4. Mortgage apps: At least a few headlines were made by the 23 percent increase in mortgage applications reported by the Mortgage Bankers Association of America for the week ending Jan. 13. While of course welcome, our experience is that such a flare is typical for the first full week of January, as some pent-up demand occurs during the busy holiday season. Typically, if interest rates have remained favorable from about Thanksgiving to New Year’s Day (and they are certainly all of that at the moment) borrowers finally get a cleared spot on their calendar to execute a transaction. This is especially true for refinancing (+26.5 percent) but also for purchase transactions (+10.3 percent). Such percentage increases probably won’t persist, but instead may be replaced with more modest but steady gains in the coming weeks.
Yields on 10-year Treasuries finished the week ending Jan. 13 on a downward note, and mortgage rates were at record lows again through into Wednesday morning (Jan. 18). However, the reverse was true last week, with Treasuries ending on a high note, and nudging mortgage rates off record lows.

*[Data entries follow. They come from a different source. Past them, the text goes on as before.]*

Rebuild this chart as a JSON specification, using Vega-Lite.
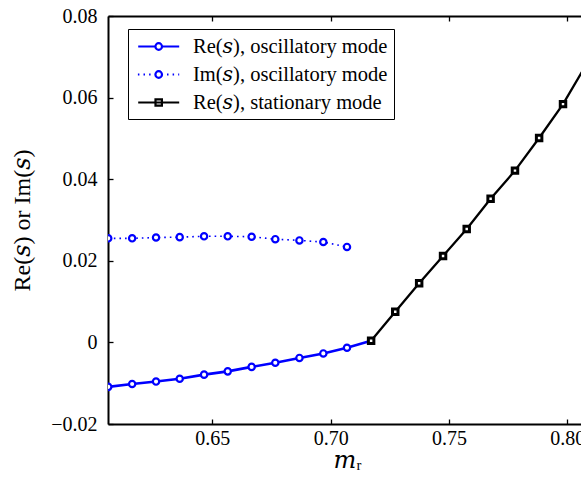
{
  "$schema": "https://vega.github.io/schema/vega-lite/v6.json",
  "width": 473,
  "height": 408,
  "autosize": {"type": "none"},
  "padding": {"left": 108, "top": 16, "right": 0, "bottom": 55},
  "background": "white",
  "config": {
    "font": "Liberation Serif, DejaVu Serif",
    "view": {"stroke": null},
    "axis": {
      "grid": false,
      "domainColor": "black",
      "domainWidth": 2,
      "tickColor": "black",
      "tickWidth": 1.3,
      "tickSize": -5,
      "labelFont": "Liberation Serif, DejaVu Serif",
      "labelFontSize": 20,
      "labelColor": "black",
      "titleFont": "Liberation Serif, DejaVu Serif",
      "titleFontWeight": "normal",
      "titleColor": "black"
    }
  },
  "data": {
    "values": [
      {"series": "Re(𝑠), oscillatory mode", "m": 0.6060, "s": -0.0109},
      {"series": "Re(𝑠), oscillatory mode", "m": 0.6161, "s": -0.0102},
      {"series": "Re(𝑠), oscillatory mode", "m": 0.6262, "s": -0.0096},
      {"series": "Re(𝑠), oscillatory mode", "m": 0.6362, "s": -0.0089},
      {"series": "Re(𝑠), oscillatory mode", "m": 0.6465, "s": -0.0079},
      {"series": "Re(𝑠), oscillatory mode", "m": 0.6565, "s": -0.0071},
      {"series": "Re(𝑠), oscillatory mode", "m": 0.6666, "s": -0.0060},
      {"series": "Re(𝑠), oscillatory mode", "m": 0.6766, "s": -0.0050},
      {"series": "Re(𝑠), oscillatory mode", "m": 0.6868, "s": -0.0038},
      {"series": "Re(𝑠), oscillatory mode", "m": 0.6969, "s": -0.0027},
      {"series": "Re(𝑠), oscillatory mode", "m": 0.7069, "s": -0.0013},
      {"series": "Re(𝑠), oscillatory mode", "m": 0.7171, "s": 0.0004},
      {"series": "Im(𝑠), oscillatory mode", "m": 0.6060, "s": 0.0255},
      {"series": "Im(𝑠), oscillatory mode", "m": 0.6161, "s": 0.0255},
      {"series": "Im(𝑠), oscillatory mode", "m": 0.6262, "s": 0.0257},
      {"series": "Im(𝑠), oscillatory mode", "m": 0.6362, "s": 0.0258},
      {"series": "Im(𝑠), oscillatory mode", "m": 0.6465, "s": 0.0260},
      {"series": "Im(𝑠), oscillatory mode", "m": 0.6565, "s": 0.0260},
      {"series": "Im(𝑠), oscillatory mode", "m": 0.6666, "s": 0.0259},
      {"series": "Im(𝑠), oscillatory mode", "m": 0.6766, "s": 0.0253},
      {"series": "Im(𝑠), oscillatory mode", "m": 0.6868, "s": 0.0250},
      {"series": "Im(𝑠), oscillatory mode", "m": 0.6969, "s": 0.0246},
      {"series": "Im(𝑠), oscillatory mode", "m": 0.7069, "s": 0.0234},
      {"series": "Re(𝑠), stationary mode", "m": 0.7171, "s": 0.0004},
      {"series": "Re(𝑠), stationary mode", "m": 0.7273, "s": 0.0075},
      {"series": "Re(𝑠), stationary mode", "m": 0.7374, "s": 0.0145},
      {"series": "Re(𝑠), stationary mode", "m": 0.7475, "s": 0.0212},
      {"series": "Re(𝑠), stationary mode", "m": 0.7575, "s": 0.0278},
      {"series": "Re(𝑠), stationary mode", "m": 0.7676, "s": 0.0352},
      {"series": "Re(𝑠), stationary mode", "m": 0.7779, "s": 0.0421},
      {"series": "Re(𝑠), stationary mode", "m": 0.7881, "s": 0.0501},
      {"series": "Re(𝑠), stationary mode", "m": 0.7982, "s": 0.0584},
      {"series": "Re(𝑠), stationary mode", "m": 0.8083, "s": 0.0684}
    ]
  },
  "encoding": {
    "y": {
      "field": "s",
      "type": "quantitative",
      "scale": {"domain": [-0.02, 0.08], "nice": false, "zero": false},
      "axis": {
        "values": [-0.02, 0, 0.02, 0.04, 0.06, 0.08],
        "labelExpr": "datum.value === 0 ? '0' : format(datum.value, '.2f')",
        "labelPadding": 16,
        "title": "Re(𝑠) or Im(𝑠)",
        "titleFontSize": 24,
        "titleAngle": 270,
        "titleAlign": "center",
        "titleBaseline": "middle",
        "titleX": -86,
        "titleY": 204
      }
    }
  },
  "layer": [
    {
      "transform": [{"filter": "datum.series === 'Re(𝑠), oscillatory mode'"}],
      "mark": {"type": "line", "color": "#0000ff", "strokeWidth": 2.6, "clip": true},
      "encoding": {
        "x": {
          "field": "m",
          "type": "quantitative",
          "scale": {"domain": [0.6059, 0.8058], "nice": false, "zero": false},
          "axis": {
            "orient": "bottom",
            "values": [0.65, 0.7, 0.75, 0.8],
            "format": ".2f",
            "labelPadding": 9,
            "title": "𝑚ᵣ",
            "titleFontSize": 24,
            "titleAlign": "center",
            "titleBaseline": "alphabetic",
            "titleX": 239,
            "titleY": 43
          }
        }
      }
    },
    {
      "transform": [{"filter": "datum.series === 'Im(𝑠), oscillatory mode'"}],
      "mark": {"type": "line", "color": "#0000ff", "strokeWidth": 1.6, "strokeDash": [1.6, 4], "clip": true},
      "encoding": {
        "x": {
          "field": "m",
          "type": "quantitative",
          "axis": {"orient": "top", "values": [0.65, 0.7, 0.75, 0.8], "labels": false, "title": null}
        }
      }
    },
    {
      "transform": [{"filter": "datum.series === 'Re(𝑠), stationary mode'"}],
      "mark": {"type": "line", "color": "black", "strokeWidth": 2.3, "clip": true},
      "encoding": {
        "x": {"field": "m", "type": "quantitative", "axis": null}
      }
    },
    {
      "transform": [{"filter": "datum.series !== 'Re(𝑠), stationary mode' && datum.m < 0.712"}],
      "mark": {"type": "point", "shape": "circle", "filled": false, "fill": "white", "color": "#0000ff", "strokeWidth": 2.2, "size": 40, "opacity": 1, "clip": true},
      "encoding": {
        "x": {"field": "m", "type": "quantitative", "axis": null}
      }
    },
    {
      "transform": [{"filter": "datum.series === 'Re(𝑠), stationary mode'"}],
      "mark": {"type": "point", "shape": "square", "filled": false, "fill": "white", "color": "black", "strokeWidth": 3, "size": 30, "opacity": 1, "clip": true},
      "encoding": {
        "x": {"field": "m", "type": "quantitative", "axis": null}
      }
    },
    {
      "mark": {"type": "point", "filled": false, "strokeWidth": 2.2, "opacity": 0, "clip": true},
      "encoding": {
        "x": {"field": "m", "type": "quantitative", "axis": null},
        "color": {
          "field": "series",
          "type": "nominal",
          "scale": {
            "domain": ["Re(𝑠), oscillatory mode", "Im(𝑠), oscillatory mode", "Re(𝑠), stationary mode"],
            "range": ["#0000ff", "#0000ff", "black"]
          },
          "legend": {
            "orient": "none",
            "legendX": 20,
            "legendY": 13,
            "title": null,
            "padding": 6,
            "fillColor": "white",
            "strokeColor": "black",
            "labelFont": "Liberation Serif, DejaVu Serif",
            "labelFontSize": 20.5,
            "labelColor": "black",
            "labelLimit": 400,
            "labelOffset": 36,
            "rowPadding": 6,
            "symbolSize": 400,
            "symbolStrokeWidth": 2.2,
            "symbolOpacity": 1,
            "symbolFillColor": "white",
            "encode": {"legend": {"strokeWidth": {"value": 2}}}
          }
        },
        "shape": {
          "field": "series",
          "type": "nominal",
          "scale": {
            "domain": ["Re(𝑠), oscillatory mode", "Im(𝑠), oscillatory mode", "Re(𝑠), stationary mode"],
            "range": [
              "M-0.73,0H0.99M1.65,0H3.37M1.65,0A0.33,0.33,0,1,1,0.99,0A0.33,0.33,0,1,1,1.65,0Z",
              "M-0.76,0h0.15M-0.2,0h0.15M0.36,0h0.15M2.15,0h0.15M2.71,0h0.15M3.27,0h0.1M1.65,0A0.33,0.33,0,1,1,0.99,0A0.33,0.33,0,1,1,1.65,0Z",
              "M-0.73,0H3.37M1.0,-0.32H1.64V0.32H1.0Z"
            ]
          }
        }
      }
    }
  ],
  "resolve": {"axis": {"x": "independent"}}
}
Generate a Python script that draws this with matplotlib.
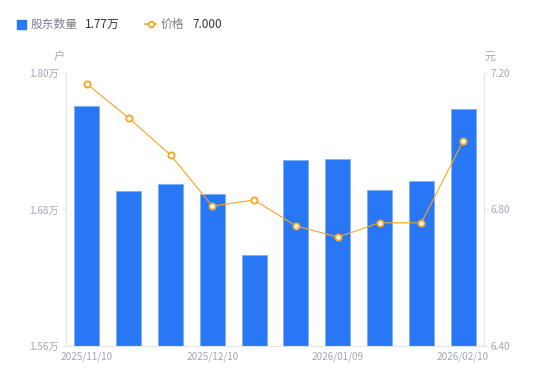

While some of this increase in underlying costs will probably be absorbed into still-wide spreads, a bit of it may make its way into rates this week, which would mean another slight increase. No real movement, but probably a couple of basis points upward is to be expected, based on where we are at the moment.
The Fed meets this week to discuss policy and communication strategies. It’s a two-day affair, finishing on Wednesday. Expect no change to policy, perhaps some more frank discussion about where rates are expected to be going, a more upbeat assessment of the economic situation, and a cautiously hopeful tone overall.